Hacker News new | ask | show | jobs
by akiselev 1075 days ago
I've worked at several startups now where the people in charge of A/B testing couldn't design a single A/B test that returned statistically significant results out of dozens of attempts each. Not. A. Single. One. Even the so called experts. And that's using their own calculations, which were already poorly designed attempts at p hacking.

The worst part is that some of the tests were still used to justify decisions to and by management. SMH

2 comments

Is that the fault of the experiment? Or was it a weak manipulation and no-result was correct (e.g., changing the purchase button to a slightly different shade of green and expecting a higher conversion rate)?
> Is that the fault of the experiment?

No. It's the fault of middle management.

If you are unable to provide your manager reasons for new development, he's going to find someone else to do your job, someone who will give him a report with charts and numbers that he can use to justify and expand his teams operational and headcount budget.

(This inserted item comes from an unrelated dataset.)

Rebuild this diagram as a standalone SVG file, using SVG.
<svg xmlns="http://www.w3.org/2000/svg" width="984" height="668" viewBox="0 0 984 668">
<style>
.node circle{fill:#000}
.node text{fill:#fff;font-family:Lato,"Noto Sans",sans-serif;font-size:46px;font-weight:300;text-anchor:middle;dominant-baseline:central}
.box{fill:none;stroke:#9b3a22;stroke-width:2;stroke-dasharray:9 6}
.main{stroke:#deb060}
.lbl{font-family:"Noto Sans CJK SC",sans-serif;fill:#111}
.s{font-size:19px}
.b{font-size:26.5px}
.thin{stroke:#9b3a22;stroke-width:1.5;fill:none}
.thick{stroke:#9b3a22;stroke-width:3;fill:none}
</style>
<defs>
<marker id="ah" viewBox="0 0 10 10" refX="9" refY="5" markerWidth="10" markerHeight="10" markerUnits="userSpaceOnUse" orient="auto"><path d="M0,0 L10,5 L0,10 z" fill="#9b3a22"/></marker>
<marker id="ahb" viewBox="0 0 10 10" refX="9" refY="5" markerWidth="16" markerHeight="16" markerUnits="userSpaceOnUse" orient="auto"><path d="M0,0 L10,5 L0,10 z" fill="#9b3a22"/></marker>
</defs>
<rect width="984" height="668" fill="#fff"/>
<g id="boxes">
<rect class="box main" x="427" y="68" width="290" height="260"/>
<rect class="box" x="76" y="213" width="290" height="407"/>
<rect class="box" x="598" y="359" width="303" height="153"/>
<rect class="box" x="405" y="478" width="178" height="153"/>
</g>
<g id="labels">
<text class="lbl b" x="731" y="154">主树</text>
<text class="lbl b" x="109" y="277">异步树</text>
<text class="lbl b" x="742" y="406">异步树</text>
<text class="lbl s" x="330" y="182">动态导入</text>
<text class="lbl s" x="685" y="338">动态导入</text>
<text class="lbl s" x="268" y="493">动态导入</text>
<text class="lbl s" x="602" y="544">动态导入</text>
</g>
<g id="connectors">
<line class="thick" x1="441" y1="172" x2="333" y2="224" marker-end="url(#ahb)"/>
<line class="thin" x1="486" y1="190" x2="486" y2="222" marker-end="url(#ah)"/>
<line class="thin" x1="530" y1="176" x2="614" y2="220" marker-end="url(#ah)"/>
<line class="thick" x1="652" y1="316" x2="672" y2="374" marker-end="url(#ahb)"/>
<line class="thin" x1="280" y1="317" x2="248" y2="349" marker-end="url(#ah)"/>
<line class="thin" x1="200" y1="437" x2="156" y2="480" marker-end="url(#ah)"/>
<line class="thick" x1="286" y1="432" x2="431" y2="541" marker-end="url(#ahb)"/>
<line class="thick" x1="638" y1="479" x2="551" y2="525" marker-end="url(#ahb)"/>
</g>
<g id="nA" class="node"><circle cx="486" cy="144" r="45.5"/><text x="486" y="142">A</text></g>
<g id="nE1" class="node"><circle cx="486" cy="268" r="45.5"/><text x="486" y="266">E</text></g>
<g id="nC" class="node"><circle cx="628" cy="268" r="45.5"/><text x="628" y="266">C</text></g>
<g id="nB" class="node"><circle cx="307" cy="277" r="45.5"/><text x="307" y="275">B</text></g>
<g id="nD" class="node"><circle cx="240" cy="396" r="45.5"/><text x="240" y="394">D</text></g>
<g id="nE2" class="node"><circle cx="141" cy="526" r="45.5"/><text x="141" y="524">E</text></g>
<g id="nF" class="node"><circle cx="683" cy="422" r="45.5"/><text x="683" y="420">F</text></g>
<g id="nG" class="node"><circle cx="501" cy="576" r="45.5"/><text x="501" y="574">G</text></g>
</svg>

Giving a manager a report that says "there are little to no modifications that we can make at this time to improve UX" is a CLM for him.

IMO, this is still a failure to understand split testing. It is not to discover if changing a button color matters, but to explore the universe of all possible treatments and how they impact your most important business metrics.

It’s a global optimization problem, not a scientific way to understand how a specific change impacts users. Testers that have this mindset tend to be locally constrained and less likely to have bigger wins.

A no difference result in a well designed study is very valuable and can be used to justify decisions. It doesn't matter if we A or B so choose based on cost or the CEOs favorite color or a coin flip.